Southwest Park is well used, Bynum said. He said county residents come out to engage in activities like canoeing, or hiking, as well as for picnics there.
Just not for baseball.
The fields could be used, and sometimes are, for, say, a family pickup game or a woman's softball game. However, as they're now set up, the fields will likely never be rented out for competitive baseball – despite the solid demand for Little League fields.
Guilford County Parks Planner Roger Bardsley said that, after a general design for the park was worked out before the park opened, the project was handed over to a civil engineer.
Bardsley said that, in hindsight, the fields could have been thought out better.
"I suppose we would have done things differently," he said.
Bardsley said the philosophy behind Southwest Park was that it would be geared more toward family activities rather than events such as Little League games, which in many cases would require more parking than the park has available.
Bardsley also said there were three shelters that overlook the two baseball fields, and the hope was that people would rent the fields for friendly baseball games or, say, for family events that involved some low-key ball games.
"It didn't work out that way," he said.
He said that, in other parts of the country – especially in Midwestern states – this type of setup is popular.
"If we were in the Midwest, it would be crowded," he said.
Moving the park to somewhere in the Midwest, however, would by all accounts be prohibitively expensive.
Bardsley said that, in recent years, in this part of the country, there had been a move toward youth soccer and lacrosse and away from baseball, so the county's emphasis hadn't been on youth baseball fields. "Softball and baseball – we're waiting for them to come back around," Bardsley said.
The good news is that most of the problems with the fields at the park could be fixed with little expense.

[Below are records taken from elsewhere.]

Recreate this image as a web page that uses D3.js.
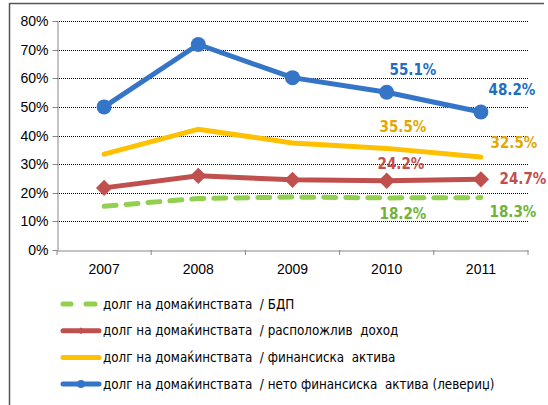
<!DOCTYPE html>
<html><head><meta charset="utf-8">
<script src="https://cdn.jsdelivr.net/npm/d3@7"></script>
<style>body{margin:0;background:#fff;} svg{display:block;font-family:"DejaVu Sans Condensed","DejaVu Sans",sans-serif;}</style>
</head><body><svg id="c" width="548" height="405"></svg>
<script>
const years = ["2007","2008","2009","2010","2011"];
const yTicks = [0,0.1,0.2,0.3,0.4,0.5,0.6,0.7,0.8];
const gdp = [0.153,0.180,0.185,0.182,0.183];
const income = [0.217,0.259,0.245,0.242,0.247];
const assets = [0.335,0.422,0.374,0.355,0.325];
const netAssets = [0.500,0.718,0.602,0.551,0.482];
const names = ["долг на домаќинствата  / БДП","долг на домаќинствата  / расположлив  доход","долг на домаќинствата  / финансиска  актива","долг на домаќинствата  / нето финансиска  актива (левериџ)"];
const labels2010 = ["18.2%","24.2%","35.5%","55.1%"];
const labels2011 = ["18.3%","24.7%","32.5%","48.2%"];

const svg = d3.select("#c");
const x = d3.scaleBand().domain(years).range([57,528]);
const y = d3.scaleLinear().domain([0,0.8]).range([250,21]);

// frame
svg.append("line").attr("x1",9.5).attr("x2",544).attr("y1",3.5).attr("y2",3.5).attr("stroke","#555").attr("stroke-width",1.5);
svg.append("line").attr("x1",9.5).attr("x2",9.5).attr("y1",3).attr("y2",405).attr("stroke","#555").attr("stroke-width",1.5);

// grid
svg.append("g").selectAll("line").data(yTicks.filter(d=>d>0)).join("line")
 .attr("x1",57).attr("x2",528).attr("y1",d=>Math.round(y(d))+0.5).attr("y2",d=>Math.round(y(d))+0.5)
 .attr("stroke","#000").attr("stroke-dasharray","1,1").attr("stroke-width",1);

// y axis
const ya = svg.append("g").attr("transform","translate(57.5,0)")
 .call(d3.axisLeft(y).tickValues(yTicks).tickFormat(d3.format(".0%")).tickSize(5).tickSizeOuter(0));
ya.select(".domain").attr("stroke","#888");
ya.selectAll(".tick line").attr("stroke","#888");
ya.selectAll("text").attr("font-size",14).attr("fill","#000").attr("x",-9);
ya.selectAll(".tick").attr("transform",d=>`translate(0,${Math.round(y(d))+0.5})`);

// x axis
const xa = svg.append("g").attr("transform","translate(0,250.5)")
 .call(d3.axisBottom(x).tickSize(0).tickSizeOuter(0));
xa.select(".domain").attr("stroke","#888");
xa.selectAll("text").attr("font-size",14).attr("fill","#000").attr("dy","1.45em");
const bounds = years.map(d=>x(d)).concat([x.range()[1]]);
svg.append("g").selectAll("line").data(bounds).join("line")
 .attr("x1",d=>d).attr("x2",d=>d).attr("y1",250).attr("y2",255).attr("stroke","#888");

const cx = d=>x(d)+x.bandwidth()/2;
const line = d3.line().x((d,i)=>cx(years[i])).y(d=>y(d));
const green="#92d050", red="#c0504d", yellow="#ffc000", blue="#3575c8";

svg.append("path").datum(gdp).attr("d",line).attr("fill","none").attr("stroke",green).attr("stroke-width",5).attr("stroke-dasharray","12,10").attr("stroke-linecap","round");
svg.append("path").datum(income).attr("d",line).attr("fill","none").attr("stroke",red).attr("stroke-width",5);
svg.append("path").datum(assets).attr("d",line).attr("fill","none").attr("stroke",yellow).attr("stroke-width",5).attr("stroke-linecap","round");
svg.append("path").datum(netAssets).attr("d",line).attr("fill","none").attr("stroke",blue).attr("stroke-width",5);

const diamond = d3.symbol().type(d3.symbolDiamond2).size(170);
svg.append("g").selectAll("path").data(income).join("path")
 .attr("d",diamond).attr("transform",(d,i)=>`translate(${cx(years[i])},${y(d)})`).attr("fill",red);
svg.append("g").selectAll("circle").data(netAssets).join("circle")
 .attr("cx",(d,i)=>cx(years[i])).attr("cy",d=>y(d)).attr("r",7.5).attr("fill",blue);

// data labels
const labColors=["#6fb33a",red,"#e3a800","#1f6fc0"];
const pos2010=[[403,219],[401,169],[403,132],[413,75]];
const pos2011=[[513,217],[523,184],[514,148],[512,95]];
svg.append("g").selectAll("text").data(labels2010).join("text")
 .attr("x",(d,i)=>pos2010[i][0]).attr("y",(d,i)=>pos2010[i][1]).attr("text-anchor","middle")
 .attr("font-size",15).attr("font-weight","bold").attr("fill",(d,i)=>labColors[i]).text(d=>d);
svg.append("g").selectAll("text").data(labels2011).join("text")
 .attr("x",(d,i)=>pos2011[i][0]).attr("y",(d,i)=>pos2011[i][1]).attr("text-anchor","middle")
 .attr("font-size",15).attr("font-weight","bold").attr("fill",(d,i)=>labColors[i]).text(d=>d);

// legend
const leg = svg.append("g");
const colors=[green,red,yellow,blue];
names.forEach((n,i)=>{
  const yy = 304 + i*26.7;
  const g = leg.append("g");
  if(i===0){
    g.append("line").attr("x1",63).attr("x2",71).attr("y1",yy).attr("y2",yy).attr("stroke",green).attr("stroke-width",5).attr("stroke-linecap","round");
    g.append("line").attr("x1",86).attr("x2",95).attr("y1",yy).attr("y2",yy).attr("stroke",green).attr("stroke-width",5).attr("stroke-linecap","round");
  } else {
    g.append("line").attr("x1",63).attr("x2",99).attr("y1",yy).attr("y2",yy).attr("stroke",colors[i]).attr("stroke-width",5).attr("stroke-linecap","round");
  }
  if(i===1) g.append("path").attr("d",d3.symbol().type(d3.symbolDiamond2).size(30)).attr("transform",`translate(81,${yy})`).attr("fill",red);
  if(i===3) g.append("circle").attr("cx",81).attr("cy",yy).attr("r",4).attr("fill",blue);
  g.append("text").attr("x",103).attr("y",yy).attr("dy","0.35em").attr("font-size",13.3).attr("fill","#000").style("white-space","pre").text(n);
});
</script></body></html>
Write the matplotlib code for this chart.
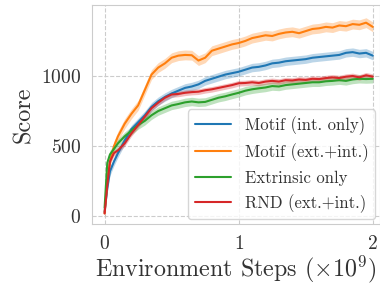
import matplotlib
matplotlib.use("Agg")
import matplotlib.pyplot as plt
import numpy as np
import seaborn as sns

# environment steps (x1e9)
steps = [0, 0.02, 0.04, 0.07, 0.1, 0.15, 0.2, 0.25, 0.3, 0.35, 0.4, 0.45, 0.5, 0.55,
         0.6, 0.65, 0.7, 0.75, 0.8, 0.85, 0.9, 0.95, 1.0, 1.05, 1.1, 1.15, 1.2, 1.25,
         1.3, 1.35, 1.4, 1.45, 1.5, 1.55, 1.6, 1.65, 1.7, 1.75, 1.8, 1.85, 1.9, 1.95, 2.0]

motif_int = [30, 200, 320, 390, 450, 540, 620, 670, 720, 780, 820, 850, 875, 895,
             915, 925, 940, 965, 980, 995, 1010, 1020, 1030, 1045, 1060, 1065, 1075, 1090,
             1095, 1105, 1110, 1115, 1120, 1130, 1135, 1140, 1145, 1150, 1165, 1170, 1160, 1165, 1145]

motif_ext_int = [20, 250, 390, 500, 570, 660, 730, 790, 900, 1010, 1060, 1090, 1130, 1145,
                 1150, 1148, 1110, 1130, 1180, 1195, 1210, 1225, 1235, 1250, 1270, 1280, 1290, 1285,
                 1300, 1310, 1315, 1305, 1320, 1335, 1340, 1350, 1345, 1360, 1355, 1370, 1365, 1380, 1350]

extrinsic = [60, 380, 440, 480, 520, 570, 610, 650, 680, 720, 750, 770, 790, 800,
             812, 818, 812, 815, 830, 845, 855, 868, 880, 895, 905, 912, 918, 928,
             925, 935, 940, 945, 950, 955, 955, 962, 965, 970, 965, 975, 980, 978, 980]

rnd = [20, 220, 390, 450, 470, 520, 590, 650, 710, 770, 810, 845, 868, 872,
       880, 885, 888, 898, 905, 915, 925, 935, 948, 950, 955, 950, 960, 965,
       960, 970, 968, 975, 972, 980, 978, 985, 990, 985, 995, 1000, 990, 1005, 995]

labels = ["Motif (int. only)", "Motif (ext.+int.)", "Extrinsic only", "RND (ext.+int.)"]
band_halfwidth = [30, 35, 30, 20]

sns.set_style("whitegrid", {"grid.linestyle": "--"})
plt.rcParams["font.family"] = "serif"
plt.rcParams["font.serif"] = ["cmr10"]
plt.rcParams["mathtext.fontset"] = "cm"
plt.rcParams["axes.formatter.use_mathtext"] = True

fig = plt.figure(figsize=(3.8, 2.86), dpi=100)
ax = fig.add_axes([0.241, 0.216, 0.759, 0.7665])

colors = ["#1f77b4", "#ff7f0e", "#2ca02c", "#d62728"]
series = [motif_int, motif_ext_int, extrinsic, rnd]
x = np.array(steps)
for vals, lab, c, hw in zip(series, labels, colors, band_halfwidth):
    v = np.array(vals, dtype=float)
    ax.fill_between(x, v - hw, v + hw, color=c, alpha=0.3, linewidth=0)
    ax.plot(x, v, color=c, lw=1.5, label=lab)

ax.set_xlim(-0.097, 2.054)
ax.set_ylim(-57, 1506)
ax.set_xticks([0, 1, 2])
ax.set_yticks([0, 500, 1000])
ax.tick_params(labelsize=14, colors="#333333", pad=4)
ax.grid(True, linestyle="--", color="#cccccc", linewidth=0.8)
for s in ax.spines.values():
    s.set_color("#cccccc")

ax.set_xlabel(r"Environment Steps ($\times 10^9$)", fontsize=17.3, color="#333333", labelpad=1)
ax.set_ylabel("Score", fontsize=17.5, color="#333333")

ax.legend(loc="lower right", fontsize=12, frameon=True, handlelength=2.2,
          borderaxespad=0.3, labelcolor="#333333")

fig.savefig("out.png", dpi=100)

Bardsley said the county would certainly be amenable to making changes in the fields especially if a Little League team or youth league expressed an interest in consistently using the parks for games.
The base rate for the baseball fields is $75 per day per field, though there could be additional costs – for instance, if large crowds required additional park staff for an event.
Those prices are much lower than private fields, which do quite a bit of business – the fields at Southwest Park don't draw baseball games because of the design problems.
Proehlific Park, a private sports facility in Greensboro, for instance, gets a good deal of use from its youth baseball fields at a cost of $750 for three fields for a two-day weekend rental package.
Currently, Guilford County has no staff to run its seven parks. The county outsources the work to Greensboro, Burlington, Forsyth County, Jamestown and Gibsonville.
Though Southwest Park is owned by Guilford County, it's managed and maintained by Gibsonville.